8. “Naked Lunch” (1991)

Only David Cronenberg could have filmed William Burroughs’ semi-autobiographical novel about his drug addiction. Especially memorable are the hallucinatory sequences involving the “mugwumps,” insect-like creatures addicted to “bug powder,” interspersed with scenes depicting Burroughs’ real-life shooting of his wife during a drunken William Tell stunt.

9. “The Basketball Diaries” (1995)

Leonardo di Caprio stars in this movie based on the life of poet and early punk rock icon Jim Carroll (“People Who Died”).  High school athlete descends into a sordid life of petty crime and prostitution in order to feed his heroin habit.  The only thing he can hold on to is his poetry.

10. “Fear and Loathing in Las Vegas” (1989)

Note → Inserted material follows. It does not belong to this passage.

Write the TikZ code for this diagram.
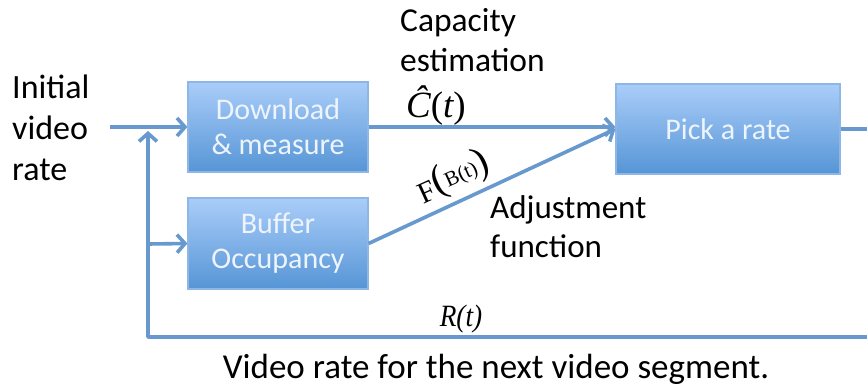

Johnny Depp plays Raoul Duke, the thinly-veiled persona based on “gonzo journalist” Hunter Thompson, on whose book this Terry Gilliam film is based. Together with his sidekick Dr. Gonzo (Benicio del Toro), Duke embarks on a drug-fuelled road trip “into the savage heart of the American dream,” hallucinating reptilian creatures and terrorizing the squares.  This is actually the second film based on Hunter Thompson’s book. The first was “Where The Buffalo Roam” with Bill Murray in the Duke role.

The trip

11. “Requiem For A Dream” (2000)

If you really want to scare your kid straight, this is the film you should take him (or her) to see.  Darren Aronofsky’s brilliant adaptation of the Hubert Selby novel is a descent into the personal hell of addiction.   The central characters, played to perfection by Ellen Burstyn, Jared Leto and Jennifer Connelly, slowly lose their grip on sanity and eventually their humanity as addiction takes over their lives.